Member of the Bangladesh Parliament for Sylhet-5
- In office 27 February 1991 – 1996
- Preceded by: Mahmudur Rahman Majumdar
- Succeeded by: Abdul Kahir Chowdhury

Personal details
- Born: 2 January 1934 Wazirpur, Kholachhora, Zakiganj, Sylhet District, British Raj
- Died: 17 January 2008 (aged 74) Sylhet District, Bangladesh
- Party: Islami Oikya Jote Bangladesh Khelafat Majlis

= Obaidul Haque =

Bangladeshi politician

Obaidul Haque (ওবায়দুল হক; 1934–2008) was a politician, teacher and a member of parliament for Sylhet-5.

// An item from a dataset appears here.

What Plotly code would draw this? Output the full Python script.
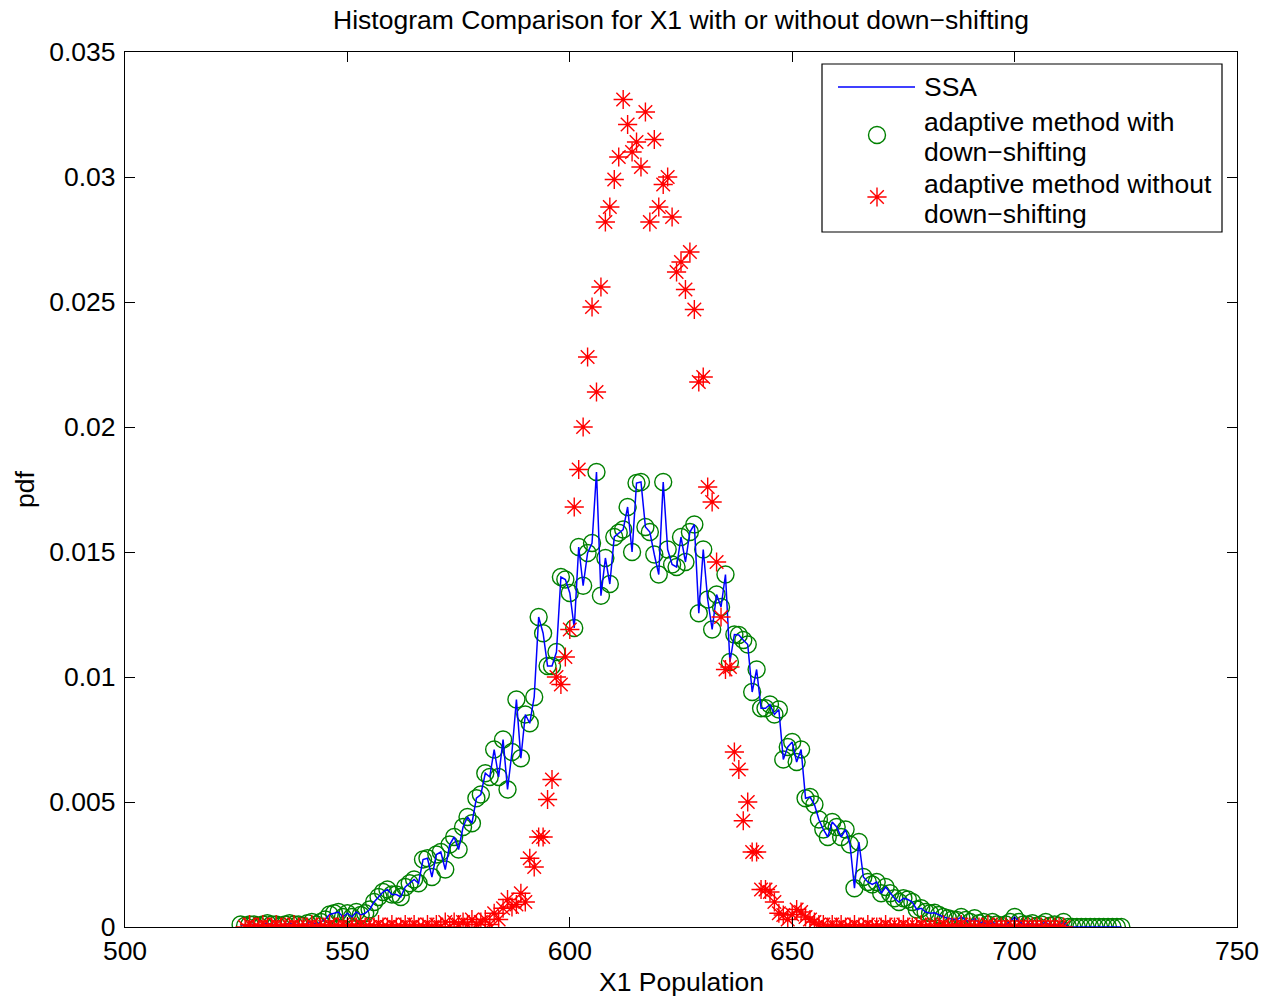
import plotly.graph_objects as go

# ---------------- data ----------------
x_with = list(range(526, 725))  # X1 population, adaptive method with down-shifting / SSA
pdf_with = [
    0.0001, 0.00005, 0.0001, 0.0001, 0.00005, 0.0001, 0.00015, 0.0001, 0.0001, 0.00005,   # 526-535
    0.0001, 0.00015, 0.0001, 0.0001, 0.00005, 0.00015, 0.0002, 0.0001, 0.0002, 0.0003,     # 536-545
    0.0005, 0.00055, 0.0006, 0.0004, 0.00055, 0.0004, 0.0006, 0.00048, 0.00055, 0.0007,    # 546-555
    0.0010, 0.0012, 0.0014, 0.0015, 0.0013, 0.0013, 0.0012, 0.0016, 0.00175, 0.0019,       # 556-565
    0.00175, 0.0027, 0.00275, 0.0020, 0.0029, 0.0030, 0.0023, 0.0033, 0.0036, 0.0031,      # 566-575
    0.0040, 0.0044, 0.00415, 0.00515, 0.0053, 0.00615, 0.0060, 0.0071, 0.0060, 0.0075,     # 576-585
    0.0055, 0.0070, 0.0091, 0.00675, 0.0085, 0.00815, 0.0092, 0.0124, 0.01175, 0.01044,    # 586-595
    0.01044, 0.0110, 0.0140, 0.0139, 0.01336, 0.01196, 0.0152, 0.01365, 0.01496, 0.01536,  # 596-605
    0.0182, 0.01325, 0.01476, 0.01372, 0.0156, 0.01577, 0.0159, 0.0168, 0.0150, 0.01776,   # 606-615
    0.0178, 0.0160, 0.0158, 0.0149, 0.0141, 0.0178, 0.0151, 0.0145, 0.0144, 0.0156,        # 616-625
    0.0146, 0.0158, 0.0161, 0.01255, 0.0151, 0.0131, 0.0119, 0.0133, 0.0128, 0.0141,       # 626-635
    0.0106, 0.0117, 0.01168, 0.01148, 0.0113, 0.0094, 0.0103, 0.00875, 0.00875, 0.0089,    # 636-645
    0.0085, 0.0087, 0.0067, 0.0072, 0.0074, 0.0066, 0.0071, 0.00515, 0.0052, 0.0049,       # 646-655
    0.0043, 0.0039, 0.0036, 0.0042, 0.0040, 0.0036, 0.0039, 0.0033, 0.00155, 0.0034,       # 656-665
    0.0020, 0.0018, 0.0017, 0.0018, 0.00135, 0.0016, 0.00135, 0.00115, 0.0010, 0.00115,    # 666-675
    0.0011, 0.0010, 0.0007, 0.00075, 0.0006, 0.00055, 0.00057, 0.00048, 0.0004, 0.00035,   # 676-685
    0.0003, 0.00028, 0.0004, 0.00028, 0.0002, 0.00035, 0.00015, 0.0002, 0.0001, 0.0002,    # 686-695
    0.0001, 0.00005, 0.0001, 0.0002, 0.0004, 0.0002, 0.0001, 0.0001, 0.00015, 0.00005,     # 696-705
    0.0001, 0.0002, 0.00005, 0.0001, 0.00005, 0.0002, 0.0, 0.0, 0.0, 0.0,                  # 706-715
    0.0, 0.0, 0.0, 0.0, 0.0, 0.0, 0.0, 0.0, 0.0,                                           # 716-724
]
# SSA histogram (read as coinciding with the circle markers)
x_ssa = list(range(526, 725))
pdf_ssa = list(pdf_with)

x_without = list(range(527, 712))  # adaptive method without down-shifting
pdf_without = [
    0.0, 0.0001, 0.0, 0.0, 0.0001, 0.0, 0.0, 0.0001, 0.0, 0.0,                             # 527-536
    0.0, 0.0001, 0.0, 0.0, 0.0, 0.0001, 0.0, 0.0, 0.0, 0.0001,                             # 537-546
    0.0, 0.0, 0.0001, 0.0, 0.0, 0.0, 0.0001, 0.0, 0.0, 0.0,                                # 547-556
    0.0001, 0.0, 0.0, 0.0001, 0.0, 0.0, 0.0001, 0.0, 0.0001, 0.0,                          # 557-566
    0.0, 0.0001, 0.0, 0.0001, 0.0, 0.0002, 0.0, 0.0002, 0.0001, 0.0002,                    # 567-576
    0.0001, 0.0003, 0.0001, 0.0002, 0.0003, 0.0001, 0.00055, 0.0003, 0.00075, 0.0011,      # 577-586
    0.0008, 0.0009, 0.00135, 0.0010, 0.00275, 0.0024, 0.0036, 0.0036, 0.0051, 0.0059,      # 587-596
    0.0100, 0.0097, 0.0108, 0.0119, 0.0168, 0.0183, 0.0200, 0.0228, 0.0248, 0.0214,        # 597-606
    0.0256, 0.0282, 0.0288, 0.0299, 0.0308, 0.0331, 0.0321, 0.0310, 0.0314, 0.0304,        # 607-616
    0.0326, 0.0282, 0.0315, 0.0288, 0.0297, 0.0300, 0.0284, 0.0262, 0.0266, 0.0255,        # 617-626
    0.0270, 0.0247, 0.0218, 0.0220, 0.0176, 0.0170, 0.0146, 0.0124, 0.0103, 0.0104,        # 627-636
    0.0070, 0.0063, 0.00425, 0.0050, 0.0030, 0.0030, 0.0015, 0.0015, 0.0014, 0.0010,       # 637-646
    0.00055, 0.00048, 0.0003, 0.0005, 0.0007, 0.0006, 0.0004, 0.0003, 0.0002, 0.0001,      # 647-656
    0.0001, 0.0, 0.0001, 0.0, 0.0001, 0.0, 0.0, 0.0001, 0.0, 0.0,                          # 657-666
    0.0001, 0.0, 0.0, 0.0, 0.0001, 0.0, 0.0, 0.0, 0.0001, 0.0,                             # 667-676
    0.0, 0.0, 0.0001, 0.0, 0.0, 0.0, 0.0, 0.0001, 0.0, 0.0,                                # 677-686
    0.0, 0.0001, 0.0, 0.0, 0.0, 0.0, 0.0, 0.0001, 0.0, 0.0,                                # 687-696
    0.0, 0.0, 0.0, 0.0, 0.0, 0.0, 0.0, 0.0, 0.0, 0.0,                                      # 697-706
    0.0, 0.0, 0.0, 0.0, 0.0,                                                               # 707-711
]

x_ticks = [500, 550, 600, 650, 700, 750]
y_ticks = [0, 0.005, 0.01, 0.015, 0.02, 0.025, 0.03, 0.035]
y_tick_text = ["0", "0.005", "0.01", "0.015", "0.02", "0.025", "0.03", "0.035"]

legend_labels = ["SSA", "adaptive method with", "down\u2212shifting",
                 "adaptive method without", "down\u2212shifting"]

# ---------------- figure ----------------
FONT = "Liberation Sans, Arial, Helvetica, sans-serif"
FS = 26.5
GREEN = "#008000"

fig = go.Figure()
fig.add_trace(go.Scatter(
    x=x_with, y=pdf_with, mode="markers", name="adaptive method with down-shifting",
    marker=dict(symbol="circle-open", size=17, color=GREEN, line=dict(width=1.4, color=GREEN)),
    showlegend=False))
fig.add_trace(go.Scatter(
    x=x_ssa, y=pdf_ssa, mode="lines", name="SSA",
    line=dict(color="#0000FF", width=1.5), showlegend=False))
fig.add_trace(go.Scatter(
    x=x_without, y=pdf_without, mode="markers", name="adaptive method without down-shifting",
    marker=dict(symbol="asterisk-open", size=16, color="#FF0000", line=dict(width=1.4, color="#FF0000")),
    showlegend=False))

# manual legend (positions in paper coordinates of the plot area)
def px_x(p):
    return (p - 125) / 1112.0

def px_y(p):
    return (927 - p) / 875.0

fig.add_trace(go.Scatter(
    x=[px_x(838), px_x(915)], y=[px_y(87), px_y(87)], mode="lines",
    line=dict(color="#0000FF", width=1.5), xaxis="x2", yaxis="y2",
    showlegend=False, hoverinfo="skip"))
fig.add_trace(go.Scatter(
    x=[px_x(877)], y=[px_y(135)], mode="markers",
    marker=dict(symbol="circle-open", size=17, color=GREEN, line=dict(width=1.4, color=GREEN)),
    xaxis="x2", yaxis="y2", showlegend=False, hoverinfo="skip"))
fig.add_trace(go.Scatter(
    x=[px_x(877)], y=[px_y(197)], mode="markers",
    marker=dict(symbol="asterisk-open", size=16, color="#FF0000", line=dict(width=1.4, color="#FF0000")),
    xaxis="x2", yaxis="y2", showlegend=False, hoverinfo="skip"))

shapes = [dict(type="rect", xref="paper", yref="paper",
               x0=px_x(822), x1=px_x(1222), y0=px_y(232), y1=px_y(64),
               line=dict(color="black", width=1.2), fillcolor="rgba(0,0,0,0)", layer="above")]

annotations = []
for lbl, py in zip(legend_labels, [87, 122, 152, 184, 214]):
    annotations.append(dict(text=lbl, xref="paper", yref="paper", x=px_x(922), y=px_y(py),
                            xanchor="left", yanchor="middle", showarrow=False,
                            font=dict(family=FONT, size=FS, color="black")))
annotations.append(dict(text="X1 Population", xref="paper", yref="paper", x=0.5, y=px_y(982),
                        xanchor="center", yanchor="middle", showarrow=False,
                        font=dict(family=FONT, size=FS, color="black")))
annotations.append(dict(text="pdf", xref="paper", yref="paper", x=px_x(25), y=px_y(490),
                        xanchor="center", yanchor="middle", showarrow=False, textangle=-90,
                        font=dict(family=FONT, size=FS, color="black")))

fig.update_layout(
    width=1277, height=1002,
    margin=dict(l=125, r=40, t=52, b=75),
    paper_bgcolor="white", plot_bgcolor="white",
    font=dict(family=FONT, size=FS, color="black"),
    title=dict(text="Histogram Comparison for X1 with or without down\u2212shifting",
               x=0.5, xref="paper", xanchor="center",
               y=1 - 20 / 1002, yref="container", yanchor="middle",
               font=dict(family=FONT, size=FS, color="black")),
    xaxis=dict(range=[500, 750], tickvals=x_ticks, ticktext=[str(v) for v in x_ticks],
               showgrid=False, zeroline=False, showline=True, linecolor="black", linewidth=1.2,
               mirror="allticks", ticks="inside", ticklen=10, tickcolor="black", tickwidth=1,
               tickfont=dict(family=FONT, size=FS, color="black")),
    yaxis=dict(range=[0, 0.035], tickvals=y_ticks, ticktext=y_tick_text,
               showgrid=False, zeroline=False, showline=True, linecolor="black", linewidth=1.2,
               mirror="allticks", ticks="inside", ticklen=10, tickcolor="black", tickwidth=1,
               ticklabelstandoff=3,
               tickfont=dict(family=FONT, size=FS, color="black")),
    xaxis2=dict(range=[0, 1], overlaying="x", visible=False, fixedrange=True),
    yaxis2=dict(range=[0, 1], overlaying="y", visible=False, fixedrange=True),
    shapes=shapes,
    annotations=annotations,
)

fig.write_html("out.html")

==Early life and education==
Obaid was born on 2 January 1934 into a Bengali Muslim in the village of Wazirpur in Kholachhora Union, Zakiganj, Sylhet District, Bangladesh. He completed his primary education locally, before enrolling as a student at the Dubag Junior High School up until class 8. He then studied at the Ranaping Arabia Hussainia Madrasa in Dhakauttar, Golapganj. After that, he studied at the Ashraful Uloom Madrasa in Bara Katara, Dhaka. In addition to Bengali, Obaid was fluent in Urdu and Arabic.

==Career==
Obaid began his career as a teacher at the Lalarchak Madrasa in Rajaganj Union, Kanaighat under the instruction of his teacher Riyasat Ali. In 1960, he became a teacher at the Ranaping Arabia Hussainia Madrasa which he continued to do as a teacher of Hadith there until his death. He served as the former co-president of the Befaqul Madarisil Arabia Bangladesh and president of the Azad Deeni Edaraye Talim Bangladesh.

Obaid was elected to parliament from Sylhet-5 as a Islami Oikya Jote candidate in 1991.

==Death==
Obaid died on 17 January 2008. He was buried near the Wazirpur Jame Mosque in Sheola-Zakiganj Road. His son was Shamsul Haque.